In a filing to the Hong Kong Stock Exchange, the SCMP Group said it has received a "preliminary approach" from a third party to purchase its media assets, including the newspaper.
The BBC understands that Chinese e-ecommerce giant Alibaba is the bidder.
But Alibaba has not confirmed that it is interested in buying the newspaper.
Sources said that the Chinese tech giant, led by Jack Ma, was discussing buying the century-old newspaper to expand its business into the media sector.
Last month Alibaba, the world's biggest e-commerce company, also offered to buy the Chinese video site Youku Tudou.
Analysis: Juliana Liu, Hong Kong correspondent
A source familiar with the potential deal has told me that he is aware of concerns that the broadsheet, under the internet giant, would be used to please the Chinese government.

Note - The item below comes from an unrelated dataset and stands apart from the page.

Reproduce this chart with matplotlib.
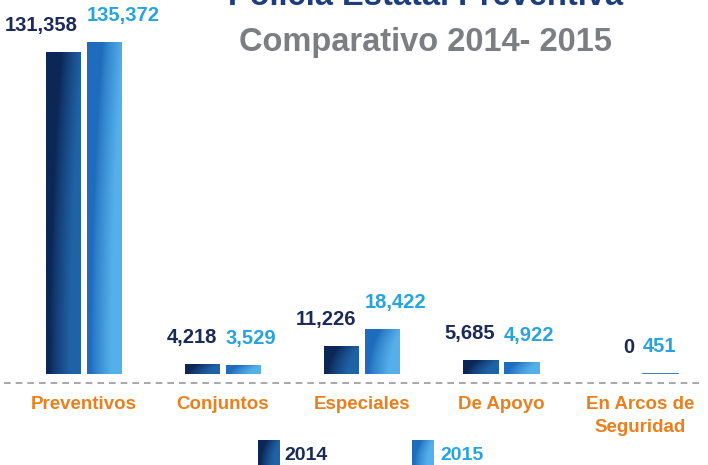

He dismissed those fears, saying the newspaper would not be useful to the new owner if it lacked credibility. He said any future agreement would be 'just business'.
But many people in Hong Kong, a politically polarised city, are deeply worried.
They fear their flagship English-language newspaper will be sold to a mainland Chinese company that will have no choice but to accommodate Beijing if it wants to stay in business.
Alibaba would be following in the footsteps of US-based rival Amazon's owner Jeff Bezos, who bought the Washington Post in 2013, although with his own money and not as part of the company.
In its statement, SCMP Group said talks of a possible purchase were at a very early stage.
"The terms of any potential transaction remain subject to discussion and to regulatory review" it said.
"There is no assurance that any such transaction will materialise or, if it materialises, will be consummated."
The SCMP is a highly regarded newspaper for the English-speaking population in the former British colony.
The group also holds licences to several international publications such as Cosmopolitan and Harper's Bazaar magazines.